Some have asked me if I use Japanese mineral pigments. Being based in London, the cost of imported Japanese mineral pigments is extremely expensive. A set of 8 'Japanese' brand pigments in one shop can cost around £80-100, if not more. The mineral from which the pigment is made from however, can be found usually in many parts of the world including the UK. It doesn’t have to be azurite from Japan specifically. Azurite from the UK or Europe is the same. I therefore use pigments from a shop in London called Cornelissen & Son. These pigments are used mostly for oil paints, but it is the same mineral; I just use an animal glue binder to make them water based paint, instead of an oil based binder such as linseed oil.

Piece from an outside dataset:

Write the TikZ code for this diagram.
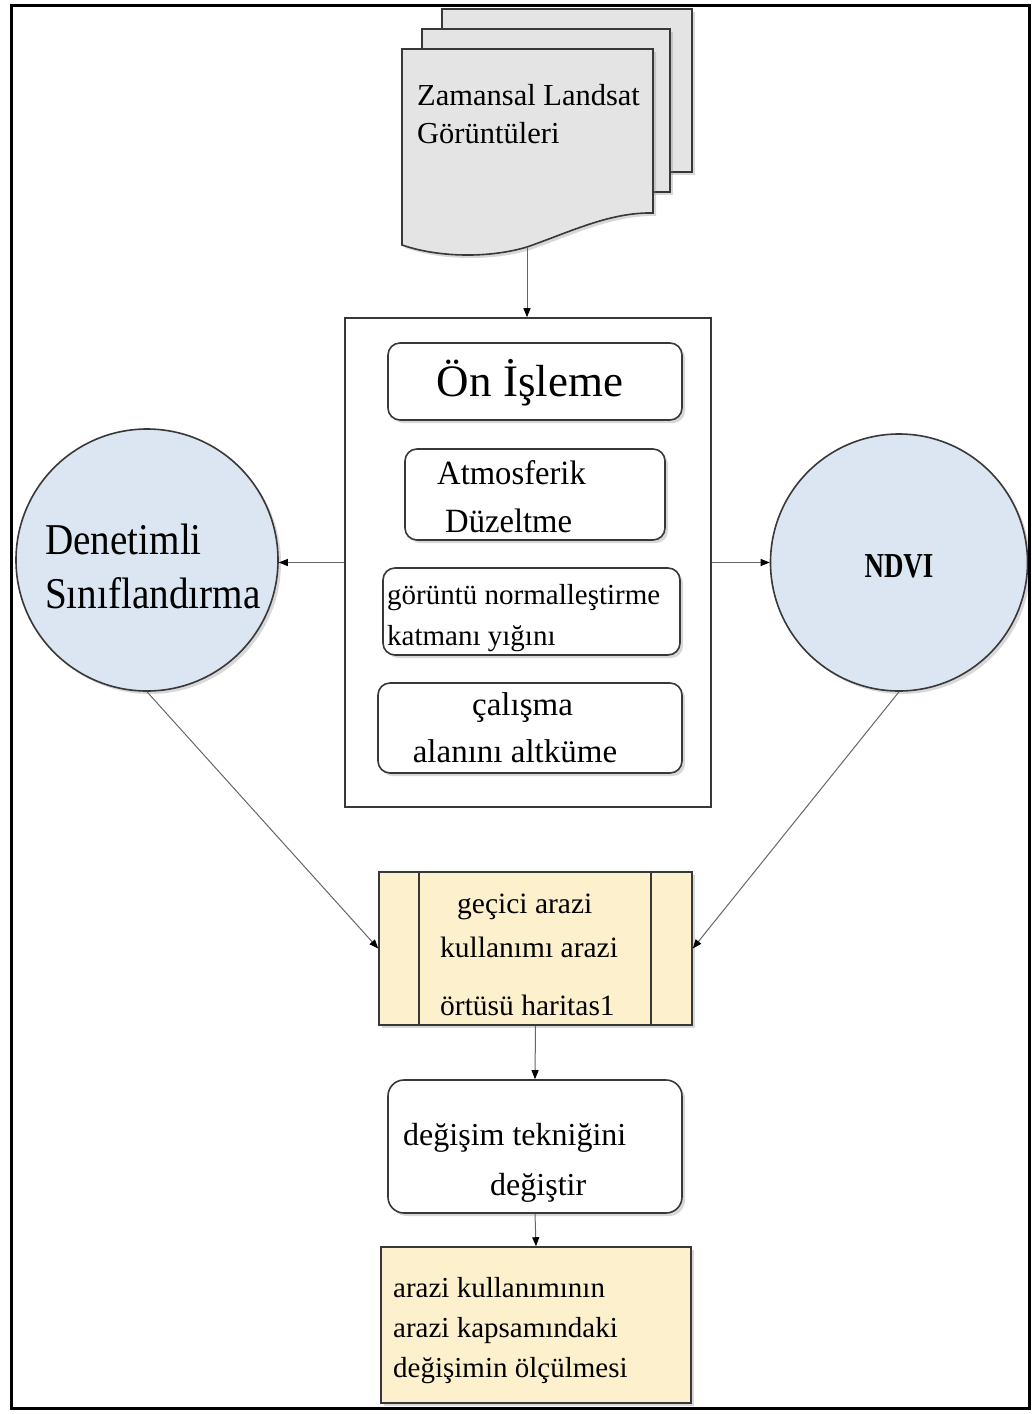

Pigments in Cornelissen & Son

It is a wonderful shop, and they have pretty much everything including marvellously named substances like ‘Dragon’s Blood powder’. The feeling is a bit like entering a medieval apothecary or a wizard’s shop in Harry Potter.


Dragon’s Blood Powder anyone?

I can’t help but explain a little bit more about this pigment called dragon‘s blood. No doubt many of you reading this might be interested. Pliny wrote that “India contributes the ooze of her rivers and the blood of dragons and elephants”. He was referring to dragon’s blood. The belief was that elephants had cooling blood and that dragons, during the dry season, craved something cool to quench their thirst. The dragons would hide in trees, waiting to ambush any unsuspecting elephants. Sometimes, according to legend, they killed the elephants outright and drank their blood, but sometimes the elephant would crush the dragon and they would die together, their two bloods mixing to form a red resinous substance called ‘dragon’s blood’. As Kassia St Clair explains in her book, ‘The Secret Lives of Colour’, no animals, even mythological animals, were harmed in the making of this pigment; rather it is a wound-red resin drawn from the Dracaena genus of trees. Still, who wouldn’t want to say they painted with dragon’s blood? :p

Now for the details. Pigments can be first divided into natural or synthetic. Natural pigments can be found or made through items accessible in the natural world and processed for use without modern chemistry or technology, for example, lapis lazuli. Synthetic pigments are often dependent upon modern technology and chemistry as part of their production: one example is Prussian blue. Both types of pigment are useful And I don’t take the approach of only using natural mineral pigments. If Prussian blue was good enough for Hokusai, it’s good enough for me. A small jar of pigment with between 5-11 grams, as can be seen in the photo can cost around £5 or more depending on the type. I recently purchased 4 jars for £20.


How to Mix Pigments

1) To use these pigments in traditional Japanese painting, including painting on top of gold leaf, put a bit of the pigment in a small dish. You can always add more if you need, but since they are expensive to use, start with a small amount.

2) Add some nikawa (the animal glue, which I explained how to make in an earlier blog post. This can also be purchased either online or in some art supply shops for about £8).

3) Use your finger to mix the pigment with the nikawa until it is like a thin paste. Then add water. Depending on how strong or weak you want to make the pigment you may wish to add water slowly. It is easier to add, but hard to take away, so test. Then you will then be ready to paint!


Nikawa glue, purchased from a shop in London called ‘Choosing and Keeping’

Things to Keep in Mind

1) Just remember that if you are painting on gold leaf, you need to apply a layer of sizing or nikawa glue first. Once dry, this allows the pigment to fix onto the metal sheets.


2) Also, if you do happen to use Japanese mineral pigments, they will sometimes be described as coarse or fine, or given a number which grades the coarseness. Japanese pigments are ground into 16 variations from coarse to fine. The higher the number the finer the grind. #11 is more like what is used in the West for oil and watercolour painting and probably what I’m using. Coarse pigments have deeper colours compared with finer pigments, because fine grains reflect more light.

3) Finally, just experiment and see what works best for you, and have fun.